Maud's granddaughter, Barbara Spears, very generously gave me a few pages from an original manuscript of Eleanor's eighth novel, Little Dog Mack.  The editorial marks on the pages are definitely Eleanor's, as the handwriting matches that of letters she composed prior to the 1960s (when failing eyesight presumably lead her to write in a larger, rougher script--a sharp contrast to the tight curly-ques punctuating a typed, yet hand-corrected letter to her sister, dated 1944).  The manuscript is typed on bonded paper, now yellowed.  If you turn the pages over, her editorial pen strokes have bled through to the back and turned oily brown from eighty-years of oxidation.


According to the manuscript, Little Dog Mack was once titled Mack Comes Marching Home, and his given weight went from seventeen to fifteen pounds.  (If only weight loss were so easy in real life)!  Other changes seem mostly to pare down her wordage, sharpen their meaning, or lend to more standardized speech.

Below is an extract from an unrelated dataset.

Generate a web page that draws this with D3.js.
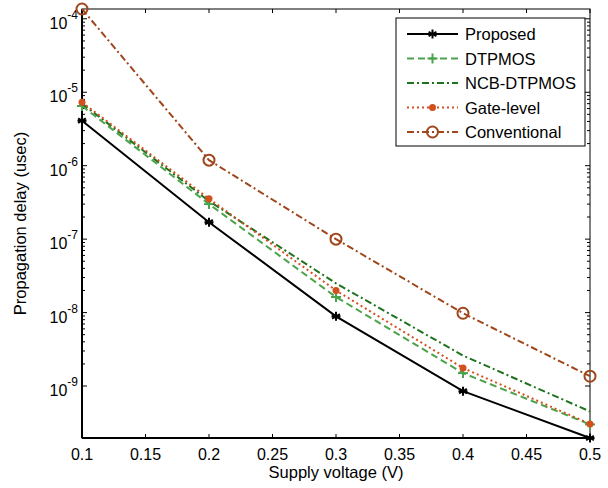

In reading over the sheets--comprised of the title page and first and fifth pages of what remains of the original 61 page manuscript--I realized that I have several photos of Mack.  The story begins with Mack's naming, no easy process for his ten-year-old owners, twins Rachel and Ralph.  Whereas Rachel wants to call him "Toodles,- 'Because he is so little and cute,'"  Ralph "chose MacGregor,- for the hero of a book he liked."  Their ensuing argument is settled by their father, who suggests "MacToodles, which satisfied Rachel but left Ralph doubtful."  In the end, the dog "grew so fast, and became so valiant, that, before a great while, the latter half of his name sounded silly," and "Ralph shortened it to Mac."


When I read Little Dog Mack last winter, I hadn't yet viewed the glass plate negatives the West Licking Historical Society owns, so this passage at the time didn't strike me.  But now having viewed the collection, I realized that the handful of dog portraits labeled "Toodles" are also pictures of Mack!